Since Roe v. Wade was overturned, states across the country have reinstated laws regulating abortion. Most recently, the Supreme Court of Arizona ruled April 17 to uphold an 1864 statute that may legally penalize anyone who “provides, supplies, or administers” an abortion to a pregnant person. The law does not provide any exceptions for incest or rape, nor does it abide by our nation’s history and tradition of allowing abortion prior to quickening, the point at which a fetus’s movement can be detected. Also worth mentioning is the fact that this law, which only affects women and other people who can get pregnant, was created and voted on entirely by men.

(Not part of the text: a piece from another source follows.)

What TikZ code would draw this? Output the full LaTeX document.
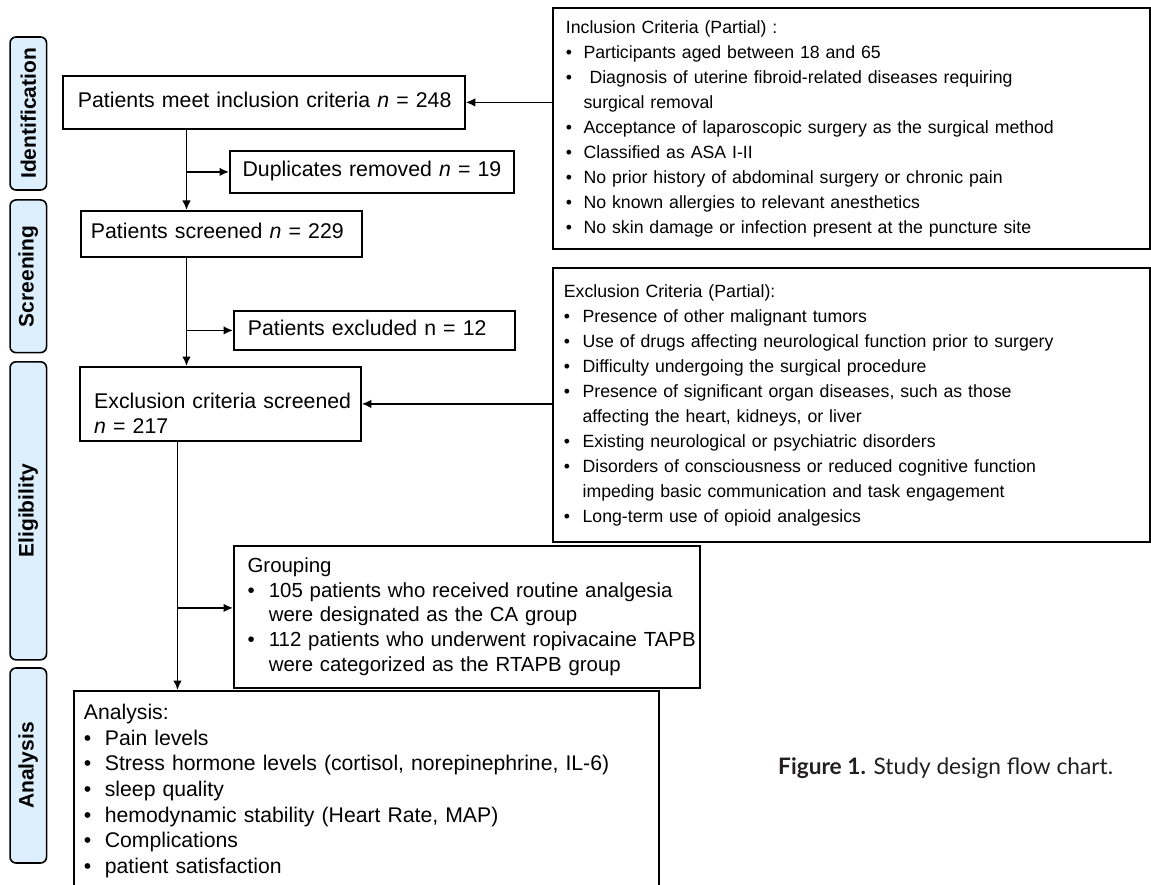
\documentclass[tikz,border=0pt]{standalone}
\usepackage{fontspec}
\setmainfont{Liberation Sans}
\newfontfamily\capfont{Lato}
\usetikzlibrary{arrows.meta}
\definecolor{stagefill}{RGB}{221,238,252}
\definecolor{captext}{RGB}{35,31,32}
\newcommand\bu[1]{\makebox[#1][l]{\textbullet}}
\newcommand\tline[1]{\strut\mbox{#1}}
\begin{document}
\begin{tikzpicture}[x=1pt,y=-1pt,
  box/.style={draw, line width=1.8pt, anchor=north west, align=left, inner ysep=0pt},
  flowfont/.style={font=\fontsize{21.3}{24.5}\selectfont},
  critfont/.style={font=\fontsize{17.7}{25}\selectfont},
  stage/.style={draw, line width=1.6pt, rounded corners=6pt, fill=stagefill, minimum height=36.5pt, inner sep=0pt, font=\bfseries\fontsize{21}{25}\selectfont, rotate=90},
  arr/.style={line width=1.5pt, -{Latex[length=9.5pt,width=8.5pt]}}]
\useasboundingbox (0,0) rectangle (1151,885);
\clip (0,0) rectangle (1151,885);

% stage labels
\node[stage, minimum width=153pt] (sId) at (28.3,113.5) {Identification};
\node[stage, minimum width=152.7pt] (sSc) at (28.3,276.3) {Screening};
\node[stage, minimum width=298pt] (sEl) at (28.3,510.8) {Eligibility};
\node[stage, minimum width=195pt] (sAn) at (28.3,765.5) {Analysis};

% flow boxes
\node[box, flowfont, text width=372pt, inner xsep=15pt, minimum height=53pt] (b1) at (62,75)
  {\tline{Patients meet inclusion criteria \textit{n} = 248}};
\node[box, flowfont, text width=258.6pt, inner xsep=12.7pt, minimum height=42pt] (dup) at (229,150)
  {\tline{Duplicates removed \textit{n} = 19}};
\node[box, flowfont, text width=261pt, inner xsep=10pt, minimum height=46pt] (scr) at (80,210)
  {\tline{Patients screened \textit{n} = 229}};
\node[box, flowfont, text width=253pt, inner xsep=14pt, minimum height=39pt] (exd) at (233,310)
  {\tline{Patients excluded n = 12}};
\node[box, flowfont, text width=252.4pt, inner xsep=14.3pt, minimum height=74pt] (b5) at (79,366)
  {\strut\\ \tline{Exclusion criteria screened}\\ \tline{\textit{n} = 217}};
\node[box, font=\fontsize{20.4}{24.75}\selectfont, text width=438.6pt, inner xsep=13.7pt, minimum height=142pt] (grp) at (233,545)
  {\tline{Grouping}\\
   \tline{\bu{21.3pt}105 patients who received routine analgesia}\\
   \tline{\hspace*{21.3pt}were designated as the CA group}\\
   \tline{\bu{21.3pt}112 patients who underwent ropivacaine TAPB}\\
   \tline{\hspace*{21.3pt}were categorized as the RTAPB group}};
\node[box, font=\fontsize{21.2}{25.7}\selectfont, text width=565pt, inner xsep=10pt, inner ysep=10.6pt] (ana) at (73,690)
  {\tline{Analysis:}\\
   \tline{\bu{21pt}Pain levels}\\
   \tline{\bu{21pt}Stress hormone levels (cortisol, norepinephrine, IL-6)}\\
   \tline{\bu{21pt}sleep quality}\\
   \tline{\bu{21pt}hemodynamic stability (Heart Rate, MAP)}\\
   \tline{\bu{21pt}Complications}\\
   \tline{\bu{21pt}patient satisfaction}};

% criteria boxes
\node[box, critfont, text width=571pt, inner xsep=13pt, minimum height=241pt] (inc) at (552,7)
  {\tline{Inclusion Criteria (Partial) :}\\
   \tline{\bu{17.7pt}Participants aged between 18 and 65}\\
   \tline{\bu{17.7pt}\ Diagnosis of uterine fibroid-related diseases requiring}\\
   \tline{\hspace*{17.7pt}surgical removal}\\
   \tline{\bu{17.7pt}Acceptance of laparoscopic surgery as the surgical method}\\
   \tline{\bu{17.7pt}Classified as ASA I-II}\\
   \tline{\bu{17.7pt}No prior history of abdominal surgery or chronic pain}\\
   \tline{\bu{17.7pt}No known allergies to relevant anesthetics}\\
   \tline{\bu{17.7pt}No skin damage or infection present at the puncture site}};
\node[box, critfont, text width=575pt, inner xsep=11pt, minimum height=274pt] (exc) at (552,267)
  {\tline{Exclusion Criteria (Partial):}\\
   \tline{\bu{18.7pt}Presence of other malignant tumors}\\
   \tline{\bu{18.7pt}Use of drugs affecting neurological function prior to surgery}\\
   \tline{\bu{18.7pt}Difficulty undergoing the surgical procedure}\\
   \tline{\bu{18.7pt}Presence of significant organ diseases, such as those}\\
   \tline{\hspace*{18.7pt}affecting the heart, kidneys, or liver}\\
   \tline{\bu{18.7pt}Existing neurological or psychiatric disorders}\\
   \tline{\bu{18.7pt}Disorders of consciousness or reduced cognitive function}\\
   \tline{\hspace*{18.7pt}impeding basic communication and task engagement}\\
   \tline{\bu{18.7pt}Long-term use of opioid analgesics}};

% caption
\node[anchor=west, inner sep=0pt, text=captext, font=\capfont\fontsize{22.7}{26}\selectfont] (cap) at (778,768)
  {\textbf{Figure 1.} Study design flow chart.};

% connectors
\coordinate (xa) at (186.5,0);
\coordinate (xb) at (177.5,0);
\draw[arr] (inc.west |- b1.east) -- (b1.east);
\draw[arr] (b1.south -| xa) -- (scr.north -| xa);
\draw[arr] (dup.west -| xa) -- (dup.west);
\draw[arr] (scr.south -| xa) -- (b5.north -| xa);
\draw[arr] (exd.west -| xa) -- (exd.west);
\draw[arr] (exc.west |- b5.east) -- (b5.east);
\draw[arr] (b5.south -| xb) -- (ana.north -| xb);
\draw[arr] ([yshift=9pt]grp.west -| xb) -- ([yshift=9pt]grp.west);
\end{tikzpicture}
\end{document}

The reinstatement of Arizona’s near-total abortion ban contradicts the nation’s foundational values of liberty and the pursuit of happiness. For over 50 years, the right to decide whether or not to give birth was a private matter between physician and patient. Now, in states like Arizona, the interests of the state commonly outweigh that of the person giving birth. Those who can get pregnant are not birthing tools to be used by the state, nor are they obligated to put aside their own interests in favor of a potential life. Laws that require these individuals to do such not only relegate them to second-class citizenship, but also deprive them of equal protection under the law. The right to an abortion is essential in promoting the liberty of women, making the refusal of such a right innately un-American.